Cash and vertical (market specific) tokens are the only ones that function as all 3. Store of value, means of exchange and unit of account. That is one reason why “regular folks” may want to use cash – because it’s something they can spend, hold, value costs with and that doesn’t loose its value.
Now lets look at the various archetypes themselves and their significant characteristics which ideally need to be carried forward into their synthetic counterparts. To do this we need to have recourse to the age-old acknowledged characteristics of money and see how each archetype gives priority to distinct monetary properties to deliver its optimal “service”.
- 1. Monetary assets:
We already observed that these operate primarily in the store-of-value role. So fungibility, mobility and divisibility are de-prioritised in favour of scarcity and durability. This is the case, for example with gold nuggets, fine art, diamonds and even (nowadays) metal coins – since these are generally only fungible within a particular family (for example canadian maples). There is fungibility to a degree because metals can be melted down to erase their historical form and take up another.

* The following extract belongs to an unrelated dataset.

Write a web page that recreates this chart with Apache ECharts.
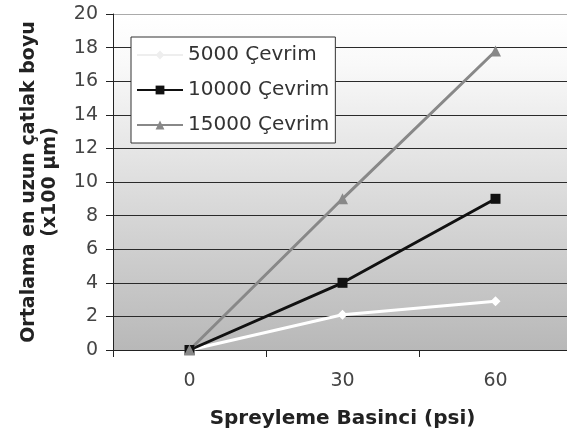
<!DOCTYPE html>
<html>

<head>
  <meta charset="UTF-8">
  <title>Çatlak boyu</title>
</head>

<body style="margin:0">
  <div id="main" style="width: 567px; height: 437px;"></div>
  <script src="https://cdn.jsdelivr.net/npm/echarts@6.0.0/dist/echarts.min.js"></script>
  <script>
    // Spreyleme basinci kategorileri ve seriler
    const pressures = ['0', '30', '60'];
    const cycles5000 = [0, 2.1, 2.9];
    const cycles10000 = [0, 4.0, 9.0];
    const cycles15000 = [0, 9.0, 17.8];
    const seriesNames = ['5000 Çevrim', '10000 Çevrim', '15000 Çevrim'];

    const font = 'DejaVu Sans, Verdana, sans-serif';
    const chart = echarts.init(document.getElementById('main'));

    const splitColors = [];
    for (let i = 0; i < 11; i++) splitColors.push(i === 10 ? '#aaa' : '#2a2a2a');

    chart.setOption({
      animation: false,
      grid: {
        left: 113,
        right: -5,
        top: 14,
        bottom: 87,
        outerBoundsMode: 'none',
        containLabel: false,
        show: true,
        borderWidth: 0,
        backgroundColor: new echarts.graphic.LinearGradient(0, 0, 0, 1, [
          { offset: 0, color: '#ffffff' },
          { offset: 0.15, color: '#f9f9f9' },
          { offset: 1, color: '#b8b8b8' }
        ])
      },
      legend: {
        orient: 'vertical',
        left: 131,
        top: 37,
        padding: [8, 6, 8, 5],
        itemGap: 15,
        itemWidth: 46,
        itemHeight: 11,
        backgroundColor: '#fff',
        borderColor: '#333',
        borderWidth: 1,
        borderRadius: 0,
        textStyle: { fontFamily: font, fontSize: 20, color: '#333' },
        data: [
          { name: seriesNames[0], lineStyle: { color: '#eee' }, itemStyle: { color: '#eee' } },
          { name: seriesNames[1] },
          { name: seriesNames[2] }
        ]
      },
      xAxis: {
        type: 'category',
        data: pressures,
        boundaryGap: true,
        name: 'Spreyleme Basinci (psi)',
        nameLocation: 'middle',
        nameGap: 59,
        nameTextStyle: { fontFamily: font, fontSize: 20, fontWeight: 'bold', color: '#222' },
        axisLine: { lineStyle: { color: '#222', width: 1 } },
        axisTick: { show: true, length: 7, inside: false, lineStyle: { color: '#222' } },
        axisLabel: { fontFamily: font, fontSize: 19, color: '#444', margin: 22 }
      },
      yAxis: {
        type: 'value',
        min: 0,
        max: 20,
        interval: 2,
        name: 'Ortalama en uzun çatlak boyu\n(x100 µm)',
        nameLocation: 'middle',
        nameRotate: 90,
        nameGap: 52,
        nameTextStyle: { fontFamily: font, fontSize: 19, fontWeight: 'bold', color: '#222', lineHeight: 21 },
        axisLine: { show: true, lineStyle: { color: '#222', width: 1 } },
        axisTick: { show: true, length: 7, lineStyle: { color: '#222' } },
        axisLabel: { fontFamily: font, fontSize: 19, color: '#444', margin: 15 },
        splitLine: { lineStyle: { color: splitColors, width: 1 } }
      },
      series: [
        {
          name: seriesNames[0],
          type: 'line',
          data: cycles5000,
          symbol: 'diamond',
          symbolSize: 10,
          lineStyle: { color: '#fff', width: 3 },
          itemStyle: { color: '#fff' }
        },
        {
          name: seriesNames[1],
          type: 'line',
          data: cycles10000,
          symbol: 'rect',
          symbolSize: 10,
          lineStyle: { color: '#111', width: 3 },
          itemStyle: { color: '#111' }
        },
        {
          name: seriesNames[2],
          type: 'line',
          data: cycles15000,
          symbol: 'triangle',
          symbolSize: 11,
          lineStyle: { color: '#888', width: 3 },
          itemStyle: { color: '#888' }
        }
      ]
    });
  </script>
</body>

</html>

Within the cryptocurrency class, bitcoin certainly follows this archetype very well. Its blocktime corresponds to its exchange time – a reasonable one for such an asset class. It is also divisible and has enough fungibility to function well as a monetary asset without de-prioritising its main role – that of storing value.
Significantly, this class can serve as a “backing” for derivative vehicles. For example when we put our money in the bank, a “derivative” form of it appears as a digital balance in our bank account which can then be transferred to someone else’s account without them actually having to be present in order to receive the exchange in person.
- 2. Cash
Cash ideally inherits all of the store-of-value attributes from the previous monetary asset class, but places a much higher priority on 3 of the above properties:
In addition, when we look at how cash operates in the real world, we can also see 2 further aspects that characterise that archetype, and show us how those monetary properties are supported:
- immediacy of exchange
- transparency of the medium (the “notes” can be inspected by both/all parties)
- continuous supply recycling
The last of these works by consolidating coins and notes in the cash drawers of merchants (mixing
inputs from different customers) and then again at banking branches (mixing inputs from different merchants) before being redistributed into circulation.
One other significant aspect of cash, is that its value coincides with the medium. What I mean by that is that the value is in the actual token being exchanged and not somewhere else, so by definition, the authentic archetype excludes account-based trading.
3. Vertical Tokens
I’ll leave these aside for the moment as they only apply to specific commercial markets. In Tom Luongo’s article above he refers to these as “utility tokens”.I
Given than bitcoin was the reference implementation for a “reasonably” fungible, mobile and divisible synthetic monetary asset, the question then arises of how to evolve this archetype into an authentic implementation of cash. Given that the transparency requirement is already met by bitcoin (all parties can see the same blockchain attributes), we need to meet 3 additional archetypal requirements:
- the “immediacy” of the exchange
- the supply recycling model
- the native medium requirement (no account based trading)
ALL of these three are an issue for blockchains. First of all, blockchains work in blocktime, not realtime so there is no inherent support for instant transfers. Nor do they have any native mixing features in the standard bitcoin implementation – mixing is purely organic arising from use. Finally, the requirement that even small transactions be carried out using the base money supply gives them a technical scaling challenge that the other asset classes don’t have (since they can benefit from account based trading).
There are only 3 ways to solve the “immediacy” requirement in a blockchain:
- tighten up the blocktime so its approaches zero
- use the mempool and consider such transactions secure enough
- decouple the blockchain protocol on-chain so it has 2-tiers: one that functions in blocktime and the other that can function in realtime
The first two of these solutions are clearly not very satisfactory since 1 is in conflict with the integrity of the mining protocol and the other is in conflict with the double-spend risk.
However, what’s interesting about the third of these is that the decoupled protocol can ALSO address the supply recycling (mixing) requirement of the archetype – and this is the course that Dash has taken.
So we can conclusively make the case that Dash – being the first in the world of masternode oriented, pure currency, mined chains – qualifies as an original in a distinct class of synthetic assets. It authentically implements the key aspects of the cash archetype in a way that its “competitors” (I don’t include Bitcoin in that group but, say Litecoin, BCH, Doge etc) do not.
IMO we need to therefore refer BACK to the archetype for the use cases. Why do/did people use cash ? (As distinct from credit/debit cards). How do they get it ? Where do they spend it ?
If we go back a bit in time, cash was metal coins so it held its value in addition to being a transactional medium. Getting it into people’s hands easily is therefore a major milestone to reach. Some other way than exchanges hopefully.